Ahora no es antiguamente, por supuesto, pero ya se ha ido en mi pueblo, y en todos los de la isla, la luz eléctrica, y ese es un mal mayor que ahora las autoridades están viendo cómo arreglan para siempre. No lo arreglarán para siempre. Los que somos descendientes de aquella época en que había varias fases de luz, y una de ellas se iba habitualmente, sabemos que, en Canarias, siempre hubo la maldición de la luz, que no es el título de una novela o el verso de un poema, sino algo que pasaba casi todas las tardes. Entonces mi pueblo, aquel pueblo en el que nací, sufría esa maldición con resignación y con acopio de palmatorias y de velas, que estaban por toda la casa como si allí fuera a haber a diario una procesión.
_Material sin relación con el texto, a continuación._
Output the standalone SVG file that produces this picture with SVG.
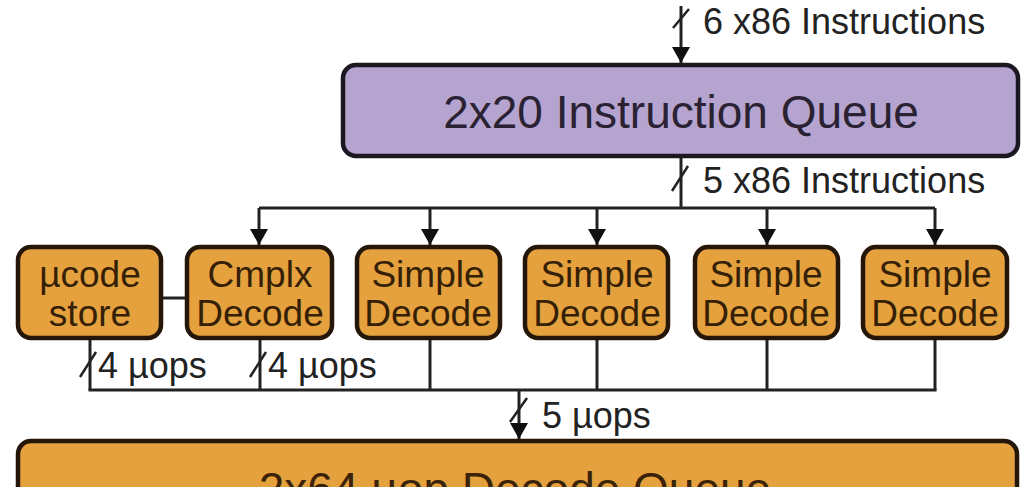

El olor a velas era tan poderoso como el olor a platanera, y nos acostumbramos a ella igual que nos acostumbramos a la oscuridad.
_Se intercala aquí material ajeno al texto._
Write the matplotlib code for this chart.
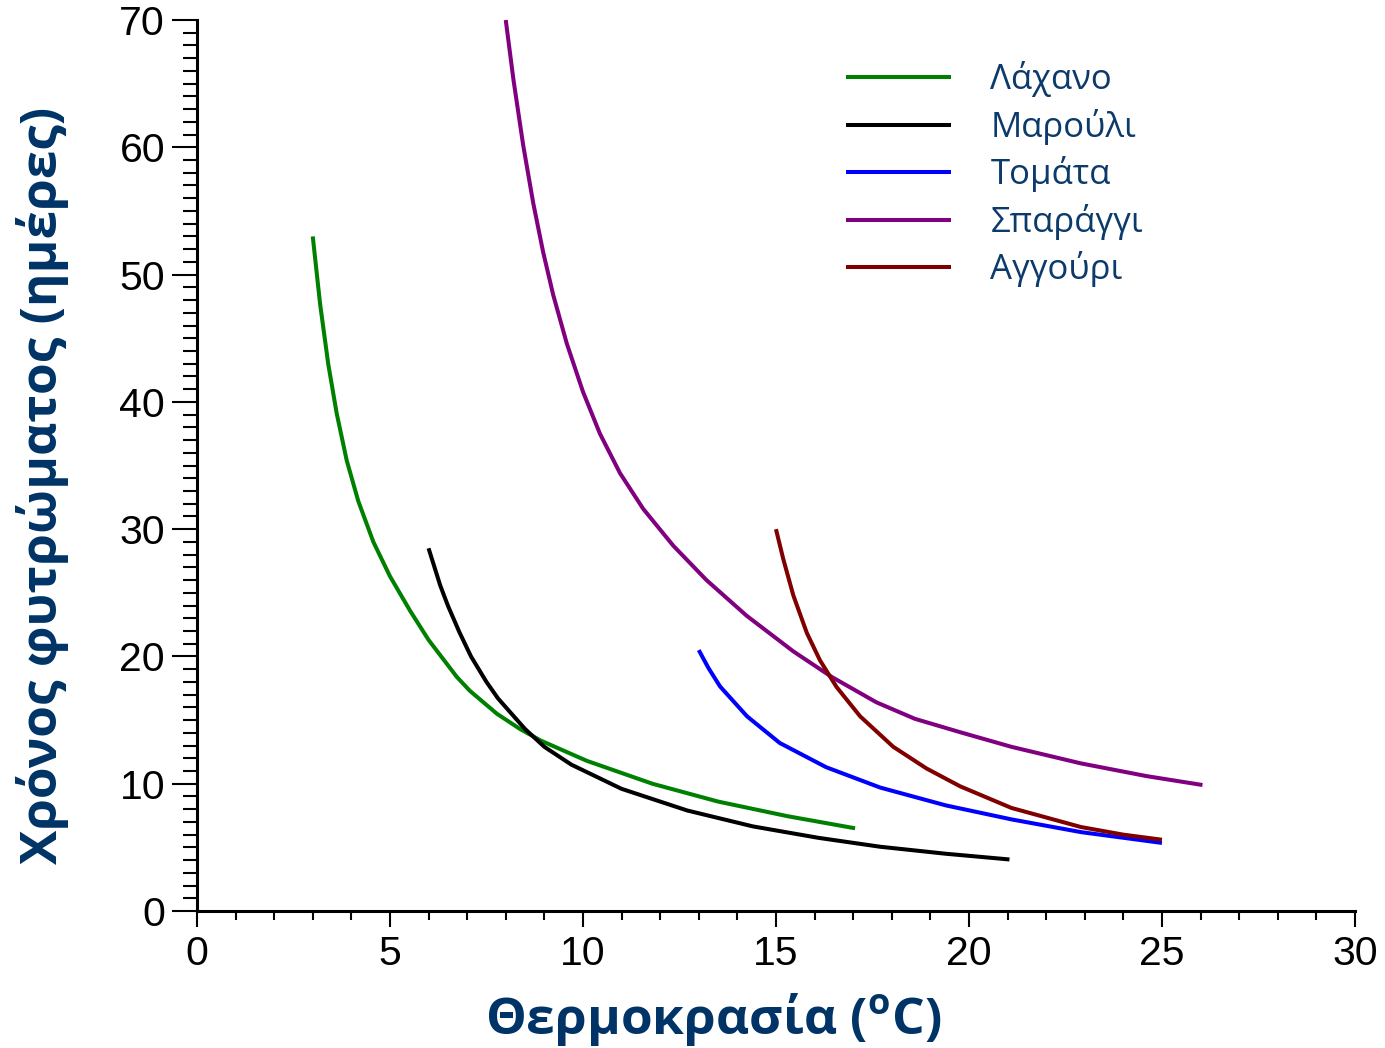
import matplotlib.pyplot as plt
from matplotlib.ticker import MultipleLocator

# Διαβασμένες τιμές από το γράφημα (θερμοκρασία, ημέρες)
lahano_t = [3.0, 3.19, 3.4, 3.62, 3.88, 4.18, 4.57, 5.0, 5.52, 6.0, 6.73, 7.07, 7.77,
            8.37, 8.9, 10.1, 11.8, 13.5, 15.3, 17.05]
lahano_d = [53.0, 47.7, 43.0, 39.1, 35.4, 32.2, 29.0, 26.3, 23.6, 21.3, 18.4, 17.3, 15.5,
            14.3, 13.4, 11.8, 10.0, 8.6, 7.45, 6.5]

marouli_t = [6.0, 6.3, 6.5, 6.8, 7.1, 7.5, 7.8, 8.5, 9.0, 9.7, 11.0, 12.7, 14.4, 16.1,
             17.7, 19.4, 21.05]
marouli_d = [28.5, 25.6, 24.0, 21.9, 20.0, 18.0, 16.7, 14.3, 12.9, 11.5, 9.6, 7.9, 6.65, 5.75,
             5.05, 4.5, 4.05]

tomata_t = [13.0, 13.25, 13.55, 14.25, 15.1, 16.3, 17.7, 19.4, 21.1, 22.9, 25.0]
tomata_d = [20.5, 19.1, 17.65, 15.3, 13.2, 11.3, 9.7, 8.3, 7.2, 6.2, 5.35]

sparaggi_t = [8.0, 8.2, 8.45, 8.71, 8.97, 9.23, 9.58, 10.0, 10.44, 10.96, 11.56, 12.34,
              13.2, 14.24, 15.45, 16.44, 17.6, 18.6, 19.77, 21.1, 22.9, 24.6, 26.05]
sparaggi_d = [70.0, 65.3, 60.2, 55.65, 51.75, 48.4, 44.6, 40.8, 37.5, 34.4, 31.6, 28.7,
              26.0, 23.2, 20.4, 18.4, 16.4, 15.1, 14.05, 12.9, 11.6, 10.6, 9.9]

aggouri_t = [15.0, 15.19, 15.45, 15.8, 16.14, 16.57, 17.18, 18.04, 18.9, 19.77, 21.1, 22.9,
             24.0, 25.0]
aggouri_d = [30.0, 27.65, 24.8, 21.85, 19.7, 17.6, 15.3, 12.9, 11.2, 9.8, 8.1, 6.6,
             6.0, 5.6]

names = ["Λάχανο", "Μαρούλι", "Τομάτα", "Σπαράγγι", "Αγγούρι"]
colors = ["#008000", "#000000", "#0000ff", "#800080", "#800000"]

label_color = "#003366"

plt.rcParams['mathtext.fontset'] = 'custom'
plt.rcParams['mathtext.bf'] = 'Open Sans:bold'
plt.rcParams['mathtext.rm'] = 'Open Sans:bold'

fig = plt.figure(figsize=(13.85, 10.48), dpi=100)
ax = fig.add_axes([0.1422, 0.1307, 0.8361, 0.8502])

series = [(lahano_t, lahano_d), (marouli_t, marouli_d), (tomata_t, tomata_d),
          (sparaggi_t, sparaggi_d), (aggouri_t, aggouri_d)]
for (t, d), name, c in zip(series, names, colors):
    ax.plot(t, d, color=c, linewidth=2.9, label=name, solid_capstyle='butt',
            solid_joinstyle='round', clip_on=False)

ax.set_xlim(0, 30)
ax.set_ylim(0, 70)
ax.spines['top'].set_visible(False)
ax.spines['right'].set_visible(False)
for s in ['left', 'bottom']:
    ax.spines[s].set_linewidth(2.2)

ax.xaxis.set_major_locator(MultipleLocator(5))
ax.xaxis.set_minor_locator(MultipleLocator(1))
ax.yaxis.set_major_locator(MultipleLocator(10))
ax.yaxis.set_minor_locator(MultipleLocator(1))
ax.tick_params(axis='y', which='major', length=18, width=1.5, pad=5)
ax.tick_params(axis='y', which='minor', length=10, width=1.5)
ax.tick_params(axis='x', which='major', length=11.5, width=1.5, pad=6)
ax.tick_params(axis='x', which='minor', length=6.5, width=1.5)
for lab in ax.get_xticklabels() + ax.get_yticklabels():
    lab.set_fontfamily('Liberation Sans')
    lab.set_fontsize(29.5)

ax.set_xlabel("Θερμοκρασία ($^{\\mathbf{o}}$C)", fontfamily='Open Sans', fontweight='bold',
              fontsize=37, color=label_color, va='center')
ax.set_ylabel("Χρόνος φυτρώματος (ημέρες)", fontfamily='Open Sans', fontweight='bold',
              fontsize=37, color=label_color, va='center')
ax.xaxis.set_label_coords(0.4456, -0.122)
ax.yaxis.set_label_coords(-0.133, 0.478)

leg = ax.legend(loc='upper left', bbox_to_anchor=(829 / 1385, 1 - 44 / 1048),
                bbox_transform=fig.transFigure, frameon=False, borderpad=0,
                handlelength=3.0, handletextpad=1.15, labelspacing=0.33,
                prop={'family': 'Open Sans', 'size': 25})
for txt in leg.get_texts():
    txt.set_color("#0b3a6b")

fig.savefig("out.png", dpi=100)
Había, por otra parte, varias formas de la luz, y una de estas era la oscuridad. Cuando la luz no se iba por completo se quedaba en los bombillos (nosotros decíamos bombillos, en femenino; Humberto Hernández sabrá por qué luego se ha dicho bombillas) una pavesa eléctrica, como un suspiro de luz que no servía ni para leer ni para reunirse a hablar en las sobremesas apaciguadas, o resignadas, de la noche. Era cuando empezó el negocio turístico a necesitar fuerza de luz (eso se decía mucho: fuerza de luz) para los hoteles de la zona costera. De ese modo, los que vivíamos hacia la montaña (y La Montaña se llamaba la zona) nos quedábamos prácticamente a oscuras. Todo lo hacíamos a media luz, y por supuesto los que teníamos que estudiar debíamos esperar a la madrugada, cuando volvía la fuerza de luz y el padre también podía afeitarse viéndose la cara en todos sus detalles.

Así eran las cosas, y como a todo nos fuimos acostumbrando. Era, evidentemente, una injusticia social, porque no era un mal general, sino selectivo, no era un hecho obligado por la escasez, sino que era una escasez repartida injustamente. Había luz para unos y no había luz para otros. Lo que se ha venido precipitando ahora, en el tiempo en que todo es eléctrico, hasta lo que no lo precisa, es que se va la luz de golpe y sin paliativos, y en las casas ya no hay viejas palmatorias ni, por supuesto, velas, sino linternas por si acaso que, además, resultan extraviadas en el pico mismo de la oscuridad. En este pase a la oscuridad absoluta tuvimos la suerte de estar a la luz del día, que en verano suele ser absoluta, de modo que no hubo que buscar ni velas ni linternas. Además, como este desplome de la luz eléctrica es posible y sucede a veces en la comunidad o en las casas, el muchacho que nos acompaña gritó esta vez, desde su rincón de hablar con sus amigos:

-¡Pongan los plomos!

Yo no me moví esta vez, no porque estuviera atado a la crónica, sino porque confié en que esa tarea casi automática en la casa ya se estaba haciendo, pero al ver que la fatalidad era general y que habría apagón para rato tiré de experiencia (la experiencia de aquellos años) para cargar de resignación mi ánimo, al menos hasta que se acabara la carga que lleva en su interior mi portátil€

Mientras ocurría todo eso, y el nieto ensayaba sus recién estrenados mecanismos de rabia o resignación, recordé la más bella canción que sobre la luz (y su ausencia) haya escuchado nunca, la del compositor argentino Daniel Reguera, que dice en el interior de esta luminaria de versos: "Se me está haciendo la noche en la mitad de la tarde; no quiero volverme sombras, quiero ser luz y quedarme”.